Beim ersten Vorstellungstreffen begleitet Scherer die Hundesitter stets zu den potenziellen Kunden. Sie glaubt, dass das Gassi gehen den Mitarbeitern unabhängig vom Verdienst auch über die Kontakte zu anderen Hundehaltern beim Weg zurück in ein geregeltes Leben hilft. "Auf der Hundewiese ist es egal, wer am Ende der Leine steht", sagt sie. "Man begegnet sich auf Augenhöhe." Eigentlich hat die Einrichtungs-Chefin aber ein noch viel ambitionierteres Ziel: Sie will eine richtige Hundetagesstätte für die Tiere von Berufstätigen eröffnen, als gemeinnützige GmbH mit eigenen Räumlichkeiten. Die Mitarbeiter sollen dort angestellt werden.
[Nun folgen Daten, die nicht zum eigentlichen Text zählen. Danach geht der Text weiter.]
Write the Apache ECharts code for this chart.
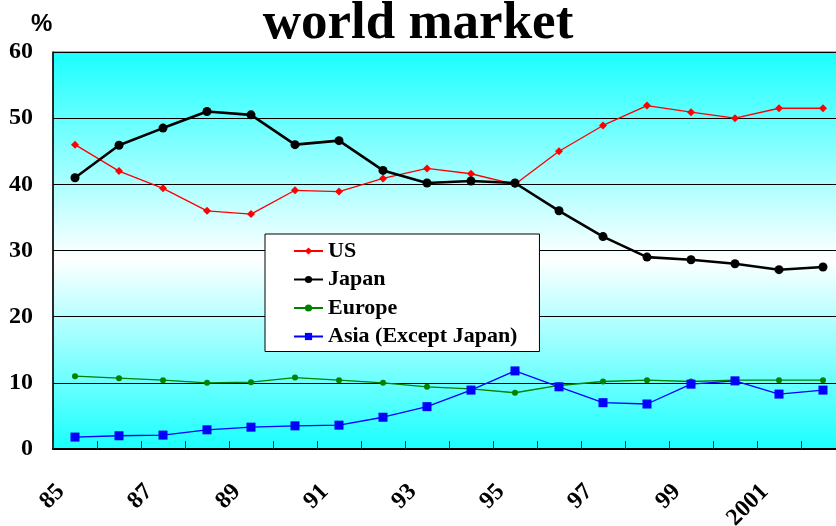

"Der Markt ist schon groß"
Bislang könne sie lediglich eine Ehrenamtspauschale zahlen, was ihr selbst Unbehagen bereite, sagt Scherer. Hundebesitzer zahlen nach einer kostenlosen Probephase 9,15 Euro pro Stunde, zu wenig, um mit der Arbeit je nennenswertes Gewinne zu erwirtschaften. Dass das Geschäftsmodell trotzdem funktionieren kann, davon ist Tanja Scherer dennoch überzeugt. Schließlich seien allein in Mainz 5.500 Hunde offiziell angemeldet: "Der Markt ist schon groß."
Das aktuell dreiköpfige Mainzer Hundetraum-Team glaubt ebenfalls an die Idee. Jaqueline Kessler, eine junge Frau, die schon Praktika im Tierheim gemacht hat, würde am liebsten nichts anderes mehr machen. Sie hofft auf einen "festen Arbeitsplatz, möglichst bis zur Rente".